## Instruction
Take the lines of the data below from the very first through the line containing "-- ++(0,28) -- ++(-12,0)" and output them exactly, pictures excluded.

## Input for this task
════════════════

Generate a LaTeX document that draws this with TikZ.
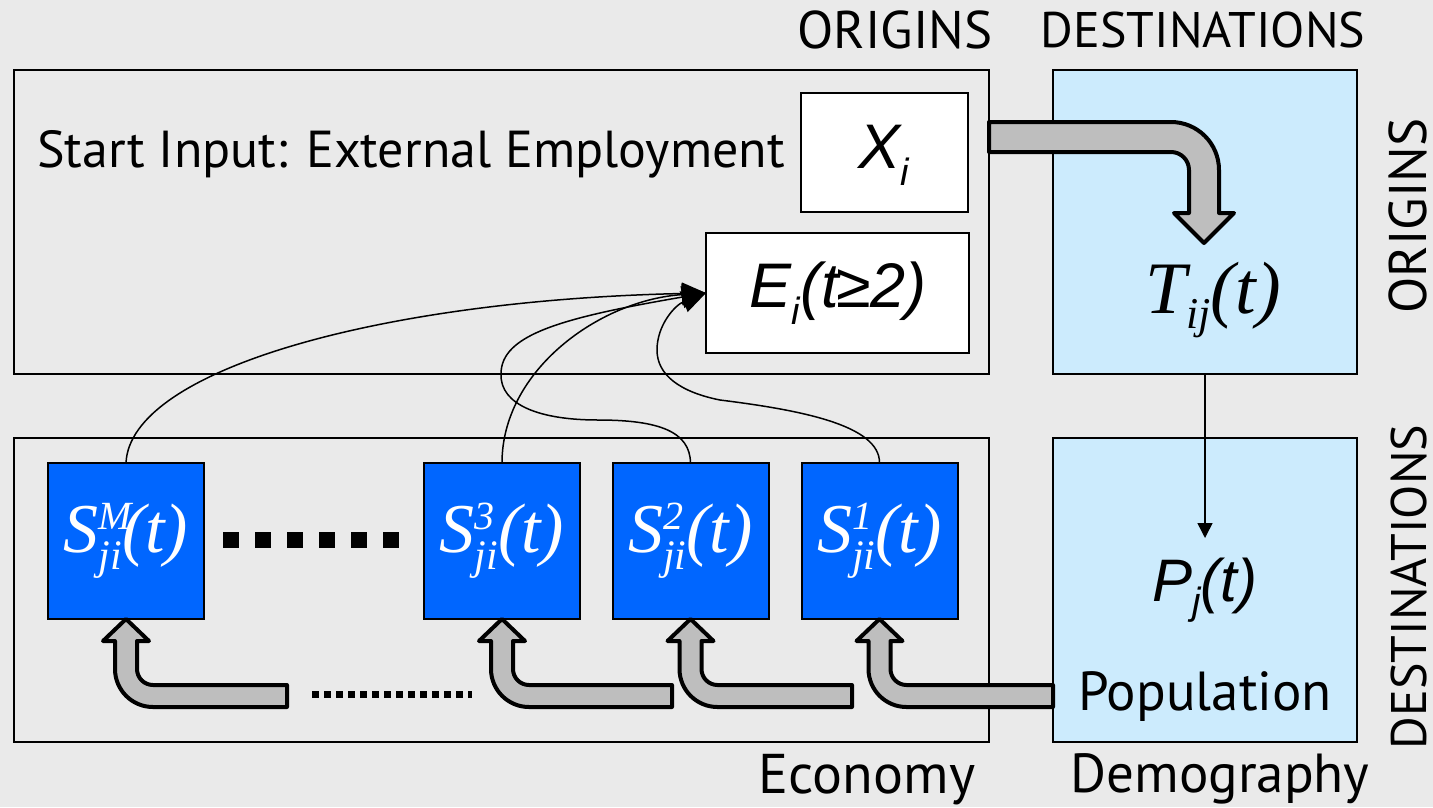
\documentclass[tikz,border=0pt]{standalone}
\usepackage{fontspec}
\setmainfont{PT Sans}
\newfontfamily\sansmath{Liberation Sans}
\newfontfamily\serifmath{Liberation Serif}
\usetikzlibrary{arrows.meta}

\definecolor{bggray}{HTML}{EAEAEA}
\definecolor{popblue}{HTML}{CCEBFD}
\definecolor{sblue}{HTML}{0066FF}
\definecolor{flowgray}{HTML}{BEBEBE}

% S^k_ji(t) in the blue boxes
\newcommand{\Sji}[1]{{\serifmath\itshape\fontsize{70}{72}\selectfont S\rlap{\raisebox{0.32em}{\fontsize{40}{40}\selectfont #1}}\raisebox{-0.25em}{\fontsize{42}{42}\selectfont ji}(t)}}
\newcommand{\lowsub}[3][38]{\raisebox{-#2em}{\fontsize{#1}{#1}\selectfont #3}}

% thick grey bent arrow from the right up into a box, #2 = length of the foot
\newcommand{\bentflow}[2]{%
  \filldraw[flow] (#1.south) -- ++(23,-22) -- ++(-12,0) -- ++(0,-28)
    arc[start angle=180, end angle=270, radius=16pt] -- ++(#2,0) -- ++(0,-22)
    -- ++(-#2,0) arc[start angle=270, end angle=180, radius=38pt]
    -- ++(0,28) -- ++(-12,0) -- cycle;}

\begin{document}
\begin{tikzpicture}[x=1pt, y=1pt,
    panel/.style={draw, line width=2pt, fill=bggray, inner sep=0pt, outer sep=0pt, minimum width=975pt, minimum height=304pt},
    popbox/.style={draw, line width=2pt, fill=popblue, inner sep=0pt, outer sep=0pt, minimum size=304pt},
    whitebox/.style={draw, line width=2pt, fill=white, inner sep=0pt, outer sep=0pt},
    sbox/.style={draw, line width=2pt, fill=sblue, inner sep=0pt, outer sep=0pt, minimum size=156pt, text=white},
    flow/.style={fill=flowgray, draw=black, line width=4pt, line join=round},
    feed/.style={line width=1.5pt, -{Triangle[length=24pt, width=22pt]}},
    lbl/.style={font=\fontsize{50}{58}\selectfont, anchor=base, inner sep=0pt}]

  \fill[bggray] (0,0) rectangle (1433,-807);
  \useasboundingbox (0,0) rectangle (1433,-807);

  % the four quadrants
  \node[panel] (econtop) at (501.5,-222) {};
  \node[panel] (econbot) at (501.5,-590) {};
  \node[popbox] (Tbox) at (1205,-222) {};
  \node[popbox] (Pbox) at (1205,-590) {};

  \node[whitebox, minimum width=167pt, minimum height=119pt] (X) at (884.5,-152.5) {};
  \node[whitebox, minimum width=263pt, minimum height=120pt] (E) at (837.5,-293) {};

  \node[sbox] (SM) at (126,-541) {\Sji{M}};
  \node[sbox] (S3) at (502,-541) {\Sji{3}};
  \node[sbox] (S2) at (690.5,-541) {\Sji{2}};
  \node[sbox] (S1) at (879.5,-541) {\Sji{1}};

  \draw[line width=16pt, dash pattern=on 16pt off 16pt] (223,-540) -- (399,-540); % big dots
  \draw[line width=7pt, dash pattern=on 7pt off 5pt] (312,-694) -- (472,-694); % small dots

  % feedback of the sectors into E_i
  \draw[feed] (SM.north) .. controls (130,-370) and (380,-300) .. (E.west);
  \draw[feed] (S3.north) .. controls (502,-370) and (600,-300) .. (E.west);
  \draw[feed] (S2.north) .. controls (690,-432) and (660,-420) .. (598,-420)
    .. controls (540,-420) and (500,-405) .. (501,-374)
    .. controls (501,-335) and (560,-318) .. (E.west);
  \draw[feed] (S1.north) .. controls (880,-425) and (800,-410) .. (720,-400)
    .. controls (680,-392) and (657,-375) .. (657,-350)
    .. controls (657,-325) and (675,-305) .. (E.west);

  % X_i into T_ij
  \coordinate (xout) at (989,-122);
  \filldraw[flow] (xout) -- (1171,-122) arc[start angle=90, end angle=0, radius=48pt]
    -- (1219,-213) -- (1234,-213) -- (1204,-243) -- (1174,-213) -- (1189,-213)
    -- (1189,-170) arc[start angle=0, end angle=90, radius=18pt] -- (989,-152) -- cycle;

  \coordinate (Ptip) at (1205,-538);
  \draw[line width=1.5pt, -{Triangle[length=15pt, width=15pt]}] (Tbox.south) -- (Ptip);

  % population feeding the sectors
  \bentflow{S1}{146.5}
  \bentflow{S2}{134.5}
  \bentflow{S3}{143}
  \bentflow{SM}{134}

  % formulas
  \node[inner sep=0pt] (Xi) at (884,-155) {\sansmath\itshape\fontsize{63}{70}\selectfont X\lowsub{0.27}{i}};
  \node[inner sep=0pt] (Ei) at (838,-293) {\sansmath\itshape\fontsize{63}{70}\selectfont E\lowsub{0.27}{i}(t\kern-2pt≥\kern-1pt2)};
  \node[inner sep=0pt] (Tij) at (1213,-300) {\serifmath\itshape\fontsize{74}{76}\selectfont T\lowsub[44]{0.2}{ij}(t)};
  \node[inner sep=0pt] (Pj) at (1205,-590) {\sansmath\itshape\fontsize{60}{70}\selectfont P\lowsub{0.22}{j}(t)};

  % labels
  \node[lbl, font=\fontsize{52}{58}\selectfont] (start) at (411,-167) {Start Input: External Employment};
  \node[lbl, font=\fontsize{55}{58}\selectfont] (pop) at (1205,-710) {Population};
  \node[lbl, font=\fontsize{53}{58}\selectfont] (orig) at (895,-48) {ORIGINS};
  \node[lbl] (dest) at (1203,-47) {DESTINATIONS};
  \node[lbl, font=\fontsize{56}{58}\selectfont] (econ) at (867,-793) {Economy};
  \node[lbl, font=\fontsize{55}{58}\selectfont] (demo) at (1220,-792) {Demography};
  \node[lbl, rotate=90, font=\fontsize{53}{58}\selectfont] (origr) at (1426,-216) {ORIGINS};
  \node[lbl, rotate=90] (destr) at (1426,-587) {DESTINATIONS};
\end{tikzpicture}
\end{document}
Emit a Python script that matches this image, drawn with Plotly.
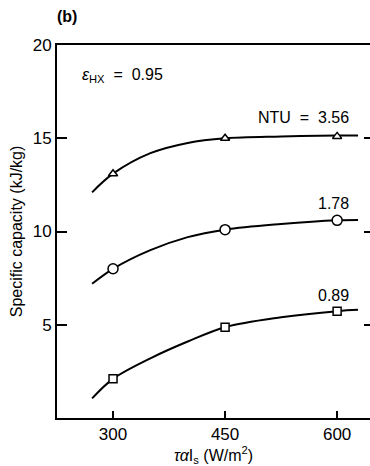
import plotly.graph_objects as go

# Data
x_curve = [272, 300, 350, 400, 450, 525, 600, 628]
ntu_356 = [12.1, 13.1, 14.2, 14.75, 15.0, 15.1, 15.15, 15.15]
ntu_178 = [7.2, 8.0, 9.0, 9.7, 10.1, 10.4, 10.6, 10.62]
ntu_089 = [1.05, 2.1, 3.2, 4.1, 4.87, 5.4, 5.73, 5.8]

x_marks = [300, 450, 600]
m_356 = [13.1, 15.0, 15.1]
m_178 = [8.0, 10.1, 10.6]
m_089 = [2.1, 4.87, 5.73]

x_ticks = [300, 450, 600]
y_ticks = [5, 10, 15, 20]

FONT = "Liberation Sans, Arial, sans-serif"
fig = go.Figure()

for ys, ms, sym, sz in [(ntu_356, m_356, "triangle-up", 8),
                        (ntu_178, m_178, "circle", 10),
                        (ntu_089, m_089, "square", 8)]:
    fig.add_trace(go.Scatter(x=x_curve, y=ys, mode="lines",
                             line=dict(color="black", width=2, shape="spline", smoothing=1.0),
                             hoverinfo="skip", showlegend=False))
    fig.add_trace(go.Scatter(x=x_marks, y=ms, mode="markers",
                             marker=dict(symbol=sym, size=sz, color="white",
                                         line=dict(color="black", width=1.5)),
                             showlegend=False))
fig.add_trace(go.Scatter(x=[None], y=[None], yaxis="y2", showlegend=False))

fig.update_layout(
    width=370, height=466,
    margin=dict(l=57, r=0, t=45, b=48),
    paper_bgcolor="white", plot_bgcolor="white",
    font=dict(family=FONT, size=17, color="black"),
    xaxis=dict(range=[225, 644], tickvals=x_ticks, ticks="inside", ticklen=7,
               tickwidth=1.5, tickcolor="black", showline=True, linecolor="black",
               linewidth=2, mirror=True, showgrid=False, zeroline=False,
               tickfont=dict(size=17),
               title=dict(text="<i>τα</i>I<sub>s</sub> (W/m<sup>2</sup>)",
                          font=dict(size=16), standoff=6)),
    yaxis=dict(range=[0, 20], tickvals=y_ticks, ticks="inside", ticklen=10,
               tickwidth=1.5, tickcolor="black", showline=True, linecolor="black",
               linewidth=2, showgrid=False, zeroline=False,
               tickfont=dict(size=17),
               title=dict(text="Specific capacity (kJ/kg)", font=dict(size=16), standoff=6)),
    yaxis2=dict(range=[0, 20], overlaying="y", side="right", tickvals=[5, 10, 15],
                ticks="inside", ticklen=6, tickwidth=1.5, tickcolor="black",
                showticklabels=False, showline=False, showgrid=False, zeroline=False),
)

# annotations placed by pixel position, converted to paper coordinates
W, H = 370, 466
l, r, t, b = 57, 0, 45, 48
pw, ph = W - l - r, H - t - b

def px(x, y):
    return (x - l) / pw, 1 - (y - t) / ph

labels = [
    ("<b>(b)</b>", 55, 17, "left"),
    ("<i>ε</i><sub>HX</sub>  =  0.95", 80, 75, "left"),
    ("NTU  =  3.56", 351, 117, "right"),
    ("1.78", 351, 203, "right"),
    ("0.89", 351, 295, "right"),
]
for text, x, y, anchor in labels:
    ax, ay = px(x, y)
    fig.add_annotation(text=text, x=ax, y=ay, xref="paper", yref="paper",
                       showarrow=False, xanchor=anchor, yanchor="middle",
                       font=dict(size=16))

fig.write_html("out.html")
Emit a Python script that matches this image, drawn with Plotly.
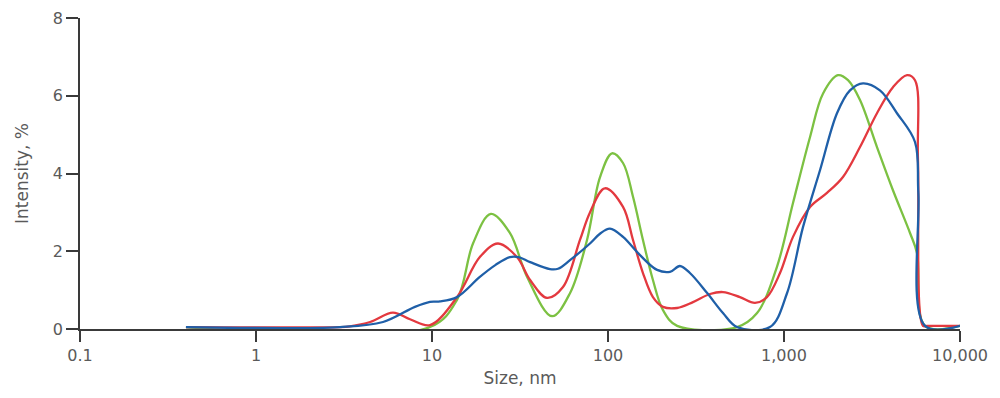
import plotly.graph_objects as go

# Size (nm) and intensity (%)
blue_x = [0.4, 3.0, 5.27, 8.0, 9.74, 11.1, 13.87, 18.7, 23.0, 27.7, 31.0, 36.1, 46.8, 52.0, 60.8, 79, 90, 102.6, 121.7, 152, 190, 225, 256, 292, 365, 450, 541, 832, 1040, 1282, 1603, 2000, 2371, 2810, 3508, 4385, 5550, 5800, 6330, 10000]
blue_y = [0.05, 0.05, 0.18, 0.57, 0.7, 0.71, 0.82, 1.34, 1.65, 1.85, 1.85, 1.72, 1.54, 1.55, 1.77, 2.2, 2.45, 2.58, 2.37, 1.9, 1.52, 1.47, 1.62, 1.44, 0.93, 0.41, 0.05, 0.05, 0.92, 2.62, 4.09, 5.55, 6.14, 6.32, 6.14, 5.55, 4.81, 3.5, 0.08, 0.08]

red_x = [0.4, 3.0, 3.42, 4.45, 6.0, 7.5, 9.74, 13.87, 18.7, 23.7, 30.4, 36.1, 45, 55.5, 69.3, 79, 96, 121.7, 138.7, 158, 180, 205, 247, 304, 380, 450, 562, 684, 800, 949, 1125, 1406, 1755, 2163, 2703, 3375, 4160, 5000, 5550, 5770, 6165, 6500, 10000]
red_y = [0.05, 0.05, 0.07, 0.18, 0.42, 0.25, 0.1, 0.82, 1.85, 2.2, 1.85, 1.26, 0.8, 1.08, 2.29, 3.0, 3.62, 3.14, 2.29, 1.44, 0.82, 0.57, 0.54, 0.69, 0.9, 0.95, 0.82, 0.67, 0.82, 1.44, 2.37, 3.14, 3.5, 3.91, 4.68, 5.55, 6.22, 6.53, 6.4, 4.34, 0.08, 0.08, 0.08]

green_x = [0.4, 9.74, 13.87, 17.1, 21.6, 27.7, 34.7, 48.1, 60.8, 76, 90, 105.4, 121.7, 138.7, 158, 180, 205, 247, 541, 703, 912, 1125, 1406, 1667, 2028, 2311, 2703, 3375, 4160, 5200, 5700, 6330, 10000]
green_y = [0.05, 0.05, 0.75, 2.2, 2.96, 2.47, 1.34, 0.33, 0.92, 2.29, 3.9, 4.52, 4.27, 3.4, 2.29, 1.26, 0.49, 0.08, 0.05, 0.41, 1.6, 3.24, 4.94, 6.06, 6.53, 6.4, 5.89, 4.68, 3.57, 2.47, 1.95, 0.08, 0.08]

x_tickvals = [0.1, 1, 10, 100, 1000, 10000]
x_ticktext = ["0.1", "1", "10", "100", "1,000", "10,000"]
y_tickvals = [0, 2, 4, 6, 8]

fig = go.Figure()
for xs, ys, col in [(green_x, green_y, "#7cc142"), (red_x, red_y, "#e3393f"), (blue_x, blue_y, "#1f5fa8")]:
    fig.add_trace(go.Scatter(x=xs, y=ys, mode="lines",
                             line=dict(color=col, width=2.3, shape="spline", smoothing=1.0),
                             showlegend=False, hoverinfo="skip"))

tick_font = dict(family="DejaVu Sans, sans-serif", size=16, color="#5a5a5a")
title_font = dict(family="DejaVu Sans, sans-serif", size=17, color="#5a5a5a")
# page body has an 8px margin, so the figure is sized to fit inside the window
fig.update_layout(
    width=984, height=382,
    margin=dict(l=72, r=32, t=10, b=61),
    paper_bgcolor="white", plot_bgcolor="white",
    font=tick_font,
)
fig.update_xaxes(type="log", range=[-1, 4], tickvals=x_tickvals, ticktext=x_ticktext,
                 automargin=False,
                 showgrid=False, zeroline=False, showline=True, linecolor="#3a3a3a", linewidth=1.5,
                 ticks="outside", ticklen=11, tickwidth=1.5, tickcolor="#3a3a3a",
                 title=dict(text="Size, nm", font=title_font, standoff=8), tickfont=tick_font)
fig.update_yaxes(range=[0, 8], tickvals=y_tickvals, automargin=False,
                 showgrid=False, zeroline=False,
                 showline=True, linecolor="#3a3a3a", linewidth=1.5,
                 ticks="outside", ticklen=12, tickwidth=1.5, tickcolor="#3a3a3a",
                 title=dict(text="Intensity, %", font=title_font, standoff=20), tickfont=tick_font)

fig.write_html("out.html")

════════════════

## Right answer
Generate a LaTeX document that draws this with TikZ.
\documentclass[tikz,border=0pt]{standalone}
\usepackage{fontspec}
\setmainfont{PT Sans}
\newfontfamily\sansmath{Liberation Sans}
\newfontfamily\serifmath{Liberation Serif}
\usetikzlibrary{arrows.meta}

\definecolor{bggray}{HTML}{EAEAEA}
\definecolor{popblue}{HTML}{CCEBFD}
\definecolor{sblue}{HTML}{0066FF}
\definecolor{flowgray}{HTML}{BEBEBE}

% S^k_ji(t) in the blue boxes
\newcommand{\Sji}[1]{{\serifmath\itshape\fontsize{70}{72}\selectfont S\rlap{\raisebox{0.32em}{\fontsize{40}{40}\selectfont #1}}\raisebox{-0.25em}{\fontsize{42}{42}\selectfont ji}(t)}}
\newcommand{\lowsub}[3][38]{\raisebox{-#2em}{\fontsize{#1}{#1}\selectfont #3}}

% thick grey bent arrow from the right up into a box, #2 = length of the foot
\newcommand{\bentflow}[2]{%
  \filldraw[flow] (#1.south) -- ++(23,-22) -- ++(-12,0) -- ++(0,-28)
    arc[start angle=180, end angle=270, radius=16pt] -- ++(#2,0) -- ++(0,-22)
    -- ++(-#2,0) arc[start angle=270, end angle=180, radius=38pt]
    -- ++(0,28) -- ++(-12,0) -- cycle;}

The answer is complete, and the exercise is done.